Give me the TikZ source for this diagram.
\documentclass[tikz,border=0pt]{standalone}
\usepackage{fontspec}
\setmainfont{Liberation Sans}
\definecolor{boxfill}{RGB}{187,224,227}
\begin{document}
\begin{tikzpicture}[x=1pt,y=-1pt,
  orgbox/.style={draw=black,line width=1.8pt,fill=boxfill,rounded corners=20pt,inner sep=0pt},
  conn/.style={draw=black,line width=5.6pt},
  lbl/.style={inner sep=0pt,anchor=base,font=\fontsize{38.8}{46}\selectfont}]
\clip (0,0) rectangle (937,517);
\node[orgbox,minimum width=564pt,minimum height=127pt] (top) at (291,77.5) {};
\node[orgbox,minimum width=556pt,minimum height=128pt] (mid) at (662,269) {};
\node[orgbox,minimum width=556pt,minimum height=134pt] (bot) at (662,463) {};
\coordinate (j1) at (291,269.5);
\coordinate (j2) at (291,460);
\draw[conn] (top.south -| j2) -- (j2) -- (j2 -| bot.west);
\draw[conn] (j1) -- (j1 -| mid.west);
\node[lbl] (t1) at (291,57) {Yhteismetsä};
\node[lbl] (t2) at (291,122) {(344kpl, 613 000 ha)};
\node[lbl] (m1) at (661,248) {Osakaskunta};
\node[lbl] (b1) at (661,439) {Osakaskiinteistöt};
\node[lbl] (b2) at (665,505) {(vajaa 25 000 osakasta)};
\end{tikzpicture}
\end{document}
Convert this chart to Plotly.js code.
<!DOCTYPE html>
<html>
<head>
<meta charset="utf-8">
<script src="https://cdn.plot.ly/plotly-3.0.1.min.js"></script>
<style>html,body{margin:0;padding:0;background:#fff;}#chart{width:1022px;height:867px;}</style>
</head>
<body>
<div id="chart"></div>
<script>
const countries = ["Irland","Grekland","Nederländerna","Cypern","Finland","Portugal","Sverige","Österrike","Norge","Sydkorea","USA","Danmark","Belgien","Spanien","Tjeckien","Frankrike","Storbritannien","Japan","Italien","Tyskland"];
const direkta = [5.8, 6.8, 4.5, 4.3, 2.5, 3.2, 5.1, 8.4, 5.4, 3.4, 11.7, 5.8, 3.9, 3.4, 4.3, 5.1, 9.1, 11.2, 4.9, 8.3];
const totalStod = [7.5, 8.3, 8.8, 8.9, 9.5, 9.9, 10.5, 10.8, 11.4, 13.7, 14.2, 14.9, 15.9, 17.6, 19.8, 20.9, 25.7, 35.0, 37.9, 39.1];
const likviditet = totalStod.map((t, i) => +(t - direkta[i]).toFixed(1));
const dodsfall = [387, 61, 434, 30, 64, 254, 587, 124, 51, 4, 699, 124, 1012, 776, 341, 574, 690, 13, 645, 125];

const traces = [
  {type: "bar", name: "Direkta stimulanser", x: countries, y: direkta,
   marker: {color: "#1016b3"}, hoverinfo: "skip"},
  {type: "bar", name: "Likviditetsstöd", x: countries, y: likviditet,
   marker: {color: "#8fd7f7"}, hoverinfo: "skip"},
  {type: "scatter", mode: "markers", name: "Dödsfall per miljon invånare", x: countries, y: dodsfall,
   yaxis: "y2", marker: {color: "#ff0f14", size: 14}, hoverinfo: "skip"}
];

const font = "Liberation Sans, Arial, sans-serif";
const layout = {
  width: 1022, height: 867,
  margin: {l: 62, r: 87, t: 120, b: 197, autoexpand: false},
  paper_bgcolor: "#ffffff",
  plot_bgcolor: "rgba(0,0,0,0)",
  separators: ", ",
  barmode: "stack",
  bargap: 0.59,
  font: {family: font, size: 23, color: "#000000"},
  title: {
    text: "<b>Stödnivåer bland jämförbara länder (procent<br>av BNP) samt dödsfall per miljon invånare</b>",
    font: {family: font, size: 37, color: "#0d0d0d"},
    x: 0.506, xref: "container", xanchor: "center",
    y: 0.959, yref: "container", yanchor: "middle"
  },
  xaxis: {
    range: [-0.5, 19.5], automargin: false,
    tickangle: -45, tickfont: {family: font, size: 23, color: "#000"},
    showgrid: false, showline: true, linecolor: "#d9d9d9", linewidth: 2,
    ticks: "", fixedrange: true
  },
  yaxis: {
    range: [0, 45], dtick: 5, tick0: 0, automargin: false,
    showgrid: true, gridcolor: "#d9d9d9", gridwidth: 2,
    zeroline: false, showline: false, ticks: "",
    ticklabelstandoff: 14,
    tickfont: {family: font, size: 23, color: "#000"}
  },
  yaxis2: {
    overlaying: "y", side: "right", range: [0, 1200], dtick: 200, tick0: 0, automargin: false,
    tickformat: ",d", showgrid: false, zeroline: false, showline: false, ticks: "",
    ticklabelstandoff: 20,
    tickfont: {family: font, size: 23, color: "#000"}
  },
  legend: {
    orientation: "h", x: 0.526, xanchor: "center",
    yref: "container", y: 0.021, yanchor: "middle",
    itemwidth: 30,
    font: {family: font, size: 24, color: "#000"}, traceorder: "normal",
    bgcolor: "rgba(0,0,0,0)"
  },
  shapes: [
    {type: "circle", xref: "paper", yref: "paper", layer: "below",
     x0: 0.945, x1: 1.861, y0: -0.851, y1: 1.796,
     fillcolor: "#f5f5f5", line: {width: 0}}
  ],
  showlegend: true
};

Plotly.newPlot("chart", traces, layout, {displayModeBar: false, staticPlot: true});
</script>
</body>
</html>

=====

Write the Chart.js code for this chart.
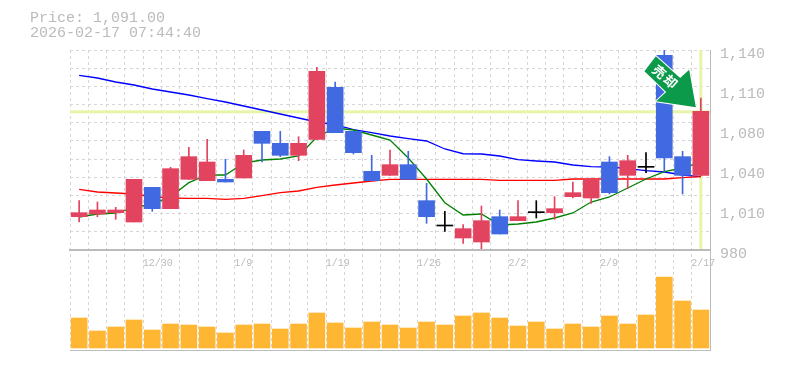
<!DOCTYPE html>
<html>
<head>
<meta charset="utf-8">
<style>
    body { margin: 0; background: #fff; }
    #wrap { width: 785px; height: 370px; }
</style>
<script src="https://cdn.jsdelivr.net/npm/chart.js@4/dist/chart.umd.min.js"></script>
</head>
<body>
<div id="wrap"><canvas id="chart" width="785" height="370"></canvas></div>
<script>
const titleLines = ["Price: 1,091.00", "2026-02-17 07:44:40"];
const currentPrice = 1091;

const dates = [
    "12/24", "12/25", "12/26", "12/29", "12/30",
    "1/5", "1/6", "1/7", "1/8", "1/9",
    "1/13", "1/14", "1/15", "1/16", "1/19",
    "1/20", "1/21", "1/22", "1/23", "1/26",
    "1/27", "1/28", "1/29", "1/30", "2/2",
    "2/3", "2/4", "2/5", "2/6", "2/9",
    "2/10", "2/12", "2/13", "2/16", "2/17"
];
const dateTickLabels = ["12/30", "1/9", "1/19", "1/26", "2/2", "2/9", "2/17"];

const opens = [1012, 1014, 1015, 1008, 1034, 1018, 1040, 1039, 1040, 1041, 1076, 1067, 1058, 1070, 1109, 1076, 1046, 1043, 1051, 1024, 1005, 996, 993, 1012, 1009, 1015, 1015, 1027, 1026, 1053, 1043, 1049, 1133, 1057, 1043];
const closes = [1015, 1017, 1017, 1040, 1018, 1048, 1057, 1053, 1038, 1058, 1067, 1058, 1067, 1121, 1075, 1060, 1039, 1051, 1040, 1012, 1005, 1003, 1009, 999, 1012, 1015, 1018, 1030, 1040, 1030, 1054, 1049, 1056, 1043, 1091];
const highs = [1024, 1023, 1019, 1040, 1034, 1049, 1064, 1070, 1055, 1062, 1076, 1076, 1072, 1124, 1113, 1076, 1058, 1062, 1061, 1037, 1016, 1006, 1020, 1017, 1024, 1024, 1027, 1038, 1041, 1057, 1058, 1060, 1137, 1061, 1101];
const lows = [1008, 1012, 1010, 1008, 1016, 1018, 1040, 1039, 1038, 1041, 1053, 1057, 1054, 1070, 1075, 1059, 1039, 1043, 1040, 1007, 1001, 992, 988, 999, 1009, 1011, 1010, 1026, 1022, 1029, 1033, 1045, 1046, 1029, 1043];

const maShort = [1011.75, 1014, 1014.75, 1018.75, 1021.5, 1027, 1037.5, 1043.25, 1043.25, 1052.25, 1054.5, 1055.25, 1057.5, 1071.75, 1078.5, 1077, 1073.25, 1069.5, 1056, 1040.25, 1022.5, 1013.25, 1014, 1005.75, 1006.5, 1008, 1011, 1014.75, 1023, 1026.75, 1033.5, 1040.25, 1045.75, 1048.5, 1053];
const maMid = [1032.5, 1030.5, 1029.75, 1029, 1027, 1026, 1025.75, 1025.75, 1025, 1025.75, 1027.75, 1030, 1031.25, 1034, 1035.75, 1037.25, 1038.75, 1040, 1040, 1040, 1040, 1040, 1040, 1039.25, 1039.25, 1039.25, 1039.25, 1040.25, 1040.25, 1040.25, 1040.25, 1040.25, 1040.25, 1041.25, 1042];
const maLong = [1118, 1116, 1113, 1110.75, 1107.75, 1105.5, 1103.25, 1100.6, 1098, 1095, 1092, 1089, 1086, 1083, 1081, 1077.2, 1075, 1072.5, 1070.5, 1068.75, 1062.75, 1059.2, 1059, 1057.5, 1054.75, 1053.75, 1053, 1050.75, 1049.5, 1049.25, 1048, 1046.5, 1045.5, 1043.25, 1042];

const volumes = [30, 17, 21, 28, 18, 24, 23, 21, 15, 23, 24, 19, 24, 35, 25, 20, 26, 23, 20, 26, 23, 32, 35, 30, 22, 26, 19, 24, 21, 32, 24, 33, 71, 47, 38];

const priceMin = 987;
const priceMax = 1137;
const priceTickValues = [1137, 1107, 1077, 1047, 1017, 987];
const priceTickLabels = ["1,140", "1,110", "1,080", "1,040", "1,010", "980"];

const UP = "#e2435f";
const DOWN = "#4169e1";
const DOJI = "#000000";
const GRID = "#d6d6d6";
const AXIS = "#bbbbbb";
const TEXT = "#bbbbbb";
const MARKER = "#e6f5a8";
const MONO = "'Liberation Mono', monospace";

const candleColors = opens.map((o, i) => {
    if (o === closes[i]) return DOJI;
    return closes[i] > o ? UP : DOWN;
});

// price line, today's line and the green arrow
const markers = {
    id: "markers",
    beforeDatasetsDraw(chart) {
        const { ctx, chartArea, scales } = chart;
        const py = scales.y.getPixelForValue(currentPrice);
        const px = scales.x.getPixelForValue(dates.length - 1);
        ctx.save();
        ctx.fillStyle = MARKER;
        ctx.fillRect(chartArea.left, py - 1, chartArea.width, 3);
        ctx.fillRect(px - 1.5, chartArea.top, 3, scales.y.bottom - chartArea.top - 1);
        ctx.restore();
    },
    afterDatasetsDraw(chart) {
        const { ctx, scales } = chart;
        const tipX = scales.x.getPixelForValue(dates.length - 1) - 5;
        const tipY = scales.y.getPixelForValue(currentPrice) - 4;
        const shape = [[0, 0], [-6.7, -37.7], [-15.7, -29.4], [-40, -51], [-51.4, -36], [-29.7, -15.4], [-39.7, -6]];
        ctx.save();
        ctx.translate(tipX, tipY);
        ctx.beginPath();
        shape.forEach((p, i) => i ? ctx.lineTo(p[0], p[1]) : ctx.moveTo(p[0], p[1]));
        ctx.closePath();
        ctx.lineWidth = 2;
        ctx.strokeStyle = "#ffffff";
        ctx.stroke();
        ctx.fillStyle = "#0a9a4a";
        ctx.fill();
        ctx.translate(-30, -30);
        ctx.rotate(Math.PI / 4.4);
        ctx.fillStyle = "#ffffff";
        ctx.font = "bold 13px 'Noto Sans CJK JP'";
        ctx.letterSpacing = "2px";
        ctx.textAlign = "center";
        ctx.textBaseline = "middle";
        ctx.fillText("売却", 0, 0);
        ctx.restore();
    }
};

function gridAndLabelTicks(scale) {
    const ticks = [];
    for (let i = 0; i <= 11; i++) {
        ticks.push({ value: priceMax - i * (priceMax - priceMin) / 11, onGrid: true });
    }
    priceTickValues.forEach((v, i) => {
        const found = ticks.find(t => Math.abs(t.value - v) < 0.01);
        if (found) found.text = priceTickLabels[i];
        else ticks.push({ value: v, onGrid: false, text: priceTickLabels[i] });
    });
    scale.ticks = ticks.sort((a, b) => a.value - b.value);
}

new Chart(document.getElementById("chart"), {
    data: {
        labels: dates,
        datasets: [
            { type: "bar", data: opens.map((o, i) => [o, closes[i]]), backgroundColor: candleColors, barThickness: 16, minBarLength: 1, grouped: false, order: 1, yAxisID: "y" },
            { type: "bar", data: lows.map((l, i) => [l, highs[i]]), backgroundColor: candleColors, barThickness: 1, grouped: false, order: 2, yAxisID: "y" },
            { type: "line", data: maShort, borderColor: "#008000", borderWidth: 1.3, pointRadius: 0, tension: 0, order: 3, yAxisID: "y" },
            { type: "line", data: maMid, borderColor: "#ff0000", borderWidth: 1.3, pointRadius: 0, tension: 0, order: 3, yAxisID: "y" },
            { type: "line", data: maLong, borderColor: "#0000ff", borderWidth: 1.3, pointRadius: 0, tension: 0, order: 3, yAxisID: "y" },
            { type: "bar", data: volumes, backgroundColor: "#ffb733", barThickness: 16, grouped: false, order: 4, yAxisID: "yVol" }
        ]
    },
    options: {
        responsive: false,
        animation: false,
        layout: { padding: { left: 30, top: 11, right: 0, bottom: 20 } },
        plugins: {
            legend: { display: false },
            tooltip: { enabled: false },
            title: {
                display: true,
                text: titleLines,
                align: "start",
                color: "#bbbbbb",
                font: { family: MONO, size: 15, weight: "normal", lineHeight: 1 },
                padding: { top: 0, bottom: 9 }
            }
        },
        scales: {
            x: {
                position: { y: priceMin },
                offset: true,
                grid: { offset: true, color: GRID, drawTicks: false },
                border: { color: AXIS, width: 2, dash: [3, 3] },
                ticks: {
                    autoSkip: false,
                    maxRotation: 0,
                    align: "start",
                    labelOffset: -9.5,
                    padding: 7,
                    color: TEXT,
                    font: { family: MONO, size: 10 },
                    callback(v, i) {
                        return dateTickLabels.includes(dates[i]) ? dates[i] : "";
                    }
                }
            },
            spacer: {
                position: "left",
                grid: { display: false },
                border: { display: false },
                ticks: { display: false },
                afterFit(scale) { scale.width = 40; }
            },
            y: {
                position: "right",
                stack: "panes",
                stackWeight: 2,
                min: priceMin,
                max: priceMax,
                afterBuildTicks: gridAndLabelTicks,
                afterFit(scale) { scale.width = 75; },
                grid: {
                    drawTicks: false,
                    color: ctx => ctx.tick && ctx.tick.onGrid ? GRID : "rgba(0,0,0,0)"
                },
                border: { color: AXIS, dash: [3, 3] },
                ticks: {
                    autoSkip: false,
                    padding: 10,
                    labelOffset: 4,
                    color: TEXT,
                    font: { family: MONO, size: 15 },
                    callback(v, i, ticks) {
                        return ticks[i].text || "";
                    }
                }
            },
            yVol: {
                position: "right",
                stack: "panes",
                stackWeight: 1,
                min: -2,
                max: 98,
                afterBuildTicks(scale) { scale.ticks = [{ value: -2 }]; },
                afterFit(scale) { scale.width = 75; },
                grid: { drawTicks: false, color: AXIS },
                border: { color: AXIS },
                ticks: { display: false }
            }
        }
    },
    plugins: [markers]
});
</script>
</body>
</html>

=====

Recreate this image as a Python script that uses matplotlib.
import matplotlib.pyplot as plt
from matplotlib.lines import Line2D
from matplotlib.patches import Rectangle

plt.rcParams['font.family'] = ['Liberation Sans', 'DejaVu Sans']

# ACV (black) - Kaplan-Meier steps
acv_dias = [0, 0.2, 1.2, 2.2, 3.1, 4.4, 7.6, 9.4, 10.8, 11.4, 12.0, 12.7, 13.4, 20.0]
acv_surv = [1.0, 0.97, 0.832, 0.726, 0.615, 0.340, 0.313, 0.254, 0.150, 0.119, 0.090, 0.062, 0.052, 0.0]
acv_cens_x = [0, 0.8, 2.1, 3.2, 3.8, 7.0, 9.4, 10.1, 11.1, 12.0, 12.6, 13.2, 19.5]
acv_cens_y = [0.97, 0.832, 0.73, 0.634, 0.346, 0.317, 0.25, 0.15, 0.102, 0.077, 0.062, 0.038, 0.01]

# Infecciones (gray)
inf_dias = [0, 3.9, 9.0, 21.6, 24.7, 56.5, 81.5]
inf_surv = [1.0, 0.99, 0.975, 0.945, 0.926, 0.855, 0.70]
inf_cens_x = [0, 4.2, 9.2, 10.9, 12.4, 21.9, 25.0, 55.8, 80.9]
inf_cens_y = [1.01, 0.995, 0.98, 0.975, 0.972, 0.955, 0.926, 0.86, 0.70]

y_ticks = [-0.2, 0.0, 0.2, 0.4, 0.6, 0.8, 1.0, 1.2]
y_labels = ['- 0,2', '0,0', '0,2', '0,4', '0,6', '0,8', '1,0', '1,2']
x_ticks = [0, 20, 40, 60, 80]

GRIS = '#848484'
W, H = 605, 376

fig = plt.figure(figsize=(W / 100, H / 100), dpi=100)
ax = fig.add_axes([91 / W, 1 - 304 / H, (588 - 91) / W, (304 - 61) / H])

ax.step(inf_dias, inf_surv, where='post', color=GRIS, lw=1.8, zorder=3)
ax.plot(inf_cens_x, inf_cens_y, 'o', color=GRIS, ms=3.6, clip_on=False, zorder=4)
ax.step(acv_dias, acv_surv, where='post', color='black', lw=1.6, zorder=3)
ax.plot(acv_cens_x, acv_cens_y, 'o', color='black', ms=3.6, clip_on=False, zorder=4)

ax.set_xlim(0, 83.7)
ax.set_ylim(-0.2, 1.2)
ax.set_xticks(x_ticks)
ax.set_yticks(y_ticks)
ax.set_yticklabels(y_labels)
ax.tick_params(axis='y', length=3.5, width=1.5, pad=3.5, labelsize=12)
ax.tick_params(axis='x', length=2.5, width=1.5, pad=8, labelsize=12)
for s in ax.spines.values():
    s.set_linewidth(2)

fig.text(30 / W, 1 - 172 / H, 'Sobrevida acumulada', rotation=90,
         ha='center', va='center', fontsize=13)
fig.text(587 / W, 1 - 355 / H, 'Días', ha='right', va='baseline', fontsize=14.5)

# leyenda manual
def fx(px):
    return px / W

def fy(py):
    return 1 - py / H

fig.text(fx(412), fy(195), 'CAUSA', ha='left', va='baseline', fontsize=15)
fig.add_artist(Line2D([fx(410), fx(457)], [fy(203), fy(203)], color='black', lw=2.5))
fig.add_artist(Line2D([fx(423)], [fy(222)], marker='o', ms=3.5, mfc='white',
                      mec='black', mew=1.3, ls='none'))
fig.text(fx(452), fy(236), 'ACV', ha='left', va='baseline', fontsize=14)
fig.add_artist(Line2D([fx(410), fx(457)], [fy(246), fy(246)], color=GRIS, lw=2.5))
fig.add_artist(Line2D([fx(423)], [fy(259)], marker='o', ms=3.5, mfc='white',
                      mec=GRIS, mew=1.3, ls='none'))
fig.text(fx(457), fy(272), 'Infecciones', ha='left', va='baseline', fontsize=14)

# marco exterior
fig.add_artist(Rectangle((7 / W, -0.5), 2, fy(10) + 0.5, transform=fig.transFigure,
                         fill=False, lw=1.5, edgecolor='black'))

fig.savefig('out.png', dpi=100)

=====

_Do this_
Go up to the line with "Write the Chart.js code for this chart." and retype exactly from there through the line with "1046, 1029, 1043];". Leave out pictures.

_Completed exercise_
Write the Chart.js code for this chart.
<!DOCTYPE html>
<html>
<head>
<meta charset="utf-8">
<style>
    body { margin: 0; background: #fff; }
    #wrap { width: 785px; height: 370px; }
</style>
<script src="https://cdn.jsdelivr.net/npm/chart.js@4/dist/chart.umd.min.js"></script>
</head>
<body>
<div id="wrap"><canvas id="chart" width="785" height="370"></canvas></div>
<script>
const titleLines = ["Price: 1,091.00", "2026-02-17 07:44:40"];
const currentPrice = 1091;

const dates = [
    "12/24", "12/25", "12/26", "12/29", "12/30",
    "1/5", "1/6", "1/7", "1/8", "1/9",
    "1/13", "1/14", "1/15", "1/16", "1/19",
    "1/20", "1/21", "1/22", "1/23", "1/26",
    "1/27", "1/28", "1/29", "1/30", "2/2",
    "2/3", "2/4", "2/5", "2/6", "2/9",
    "2/10", "2/12", "2/13", "2/16", "2/17"
];
const dateTickLabels = ["12/30", "1/9", "1/19", "1/26", "2/2", "2/9", "2/17"];

const opens = [1012, 1014, 1015, 1008, 1034, 1018, 1040, 1039, 1040, 1041, 1076, 1067, 1058, 1070, 1109, 1076, 1046, 1043, 1051, 1024, 1005, 996, 993, 1012, 1009, 1015, 1015, 1027, 1026, 1053, 1043, 1049, 1133, 1057, 1043];
const closes = [1015, 1017, 1017, 1040, 1018, 1048, 1057, 1053, 1038, 1058, 1067, 1058, 1067, 1121, 1075, 1060, 1039, 1051, 1040, 1012, 1005, 1003, 1009, 999, 1012, 1015, 1018, 1030, 1040, 1030, 1054, 1049, 1056, 1043, 1091];
const highs = [1024, 1023, 1019, 1040, 1034, 1049, 1064, 1070, 1055, 1062, 1076, 1076, 1072, 1124, 1113, 1076, 1058, 1062, 1061, 1037, 1016, 1006, 1020, 1017, 1024, 1024, 1027, 1038, 1041, 1057, 1058, 1060, 1137, 1061, 1101];
const lows = [1008, 1012, 1010, 1008, 1016, 1018, 1040, 1039, 1038, 1041, 1053, 1057, 1054, 1070, 1075, 1059, 1039, 1043, 1040, 1007, 1001, 992, 988, 999, 1009, 1011, 1010, 1026, 1022, 1029, 1033, 1045, 1046, 1029, 1043];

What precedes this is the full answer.